University studies thus far have been unable to find a definitive link. But this much is known: Cows that have lost body condition and are in negative energy balance at the time of first service are far less likely to conceive than cows who have maintained or are gaining body condition at the time of breeding.
One Wisconsin study field trial of two herds with nearly 1,900 cows showed cows gaining weight at the time of breeding are three times more likely to conceive than cows losing weight, says Milo Wiltbank, a dairy nutritionist with the University of Wisconsin.
Cows losing weight had pregnancy rates of about 25%. Those maintaining weight had pregnancy rates of about 35%. And those gaining weight had pregnancy rates of 75% or more. (This particular study, however, did not look at methionine supplementation.)
Other studies have shown methionine’s ability to improve dry matter intake, milk yield and milk protein yield. “Cows with methionine supplementation had less fatty liver,” says Dan Luchini, a nutritionist with Adisseo. “But it’s complicated, and not just as simple as feeding more methionine.”
Methionine stimulates secretion of very-low density lipoproteins, which in turn transport triglycerides away from the liver and toward effective utilization in the udder. That should result in a faster return to positive energy balance and better liver function, says Luchini.
In addition, methionine is the key precursor of glutathione, one of the most important antioxidants in the cow. During the transition period, a cow’s immune system is typically weakened. With more circulating glutathione, the cow should be better able to ward off infections.

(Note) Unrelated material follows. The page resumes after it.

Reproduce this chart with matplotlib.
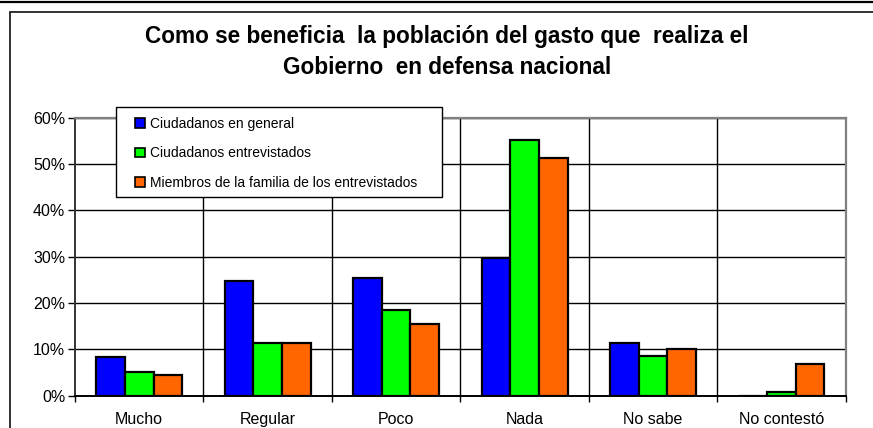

As a result, feeding metabolizable methionine at the rate of 5 grams per cow per day pre-calving and 10 grams/cow/day post calving could be beneficial, believes Luchini.
Methionine also might be key to embryo development. Research with lambs suggests low methionine levels in dams can result in offspring with lower blood pressure and immune function.
Wiltbank and his colleagues compared 570 bovine embryos and found no differences in fertilization or embryo quality based on methionine levels of the donors.
“However, the small difference we produced in circulating methionine produced a substantial difference in expression of genes in the embryo,” he adds.
“A total of 276 genes were expressed differently in embryos from cows supplemented or not supplemented with methionine…,” Wiltbank says. “Thus, methionine supplementation seemed to change gene expression in a way that may lead to improved pregnancy outcomes and improved physiology of offspring.
“Further studies are needed to determine if these gene expression changes lead to changes in embryo development, reduced pregnancy loss and altered physiology of the offspring,” Wiltbank concludes.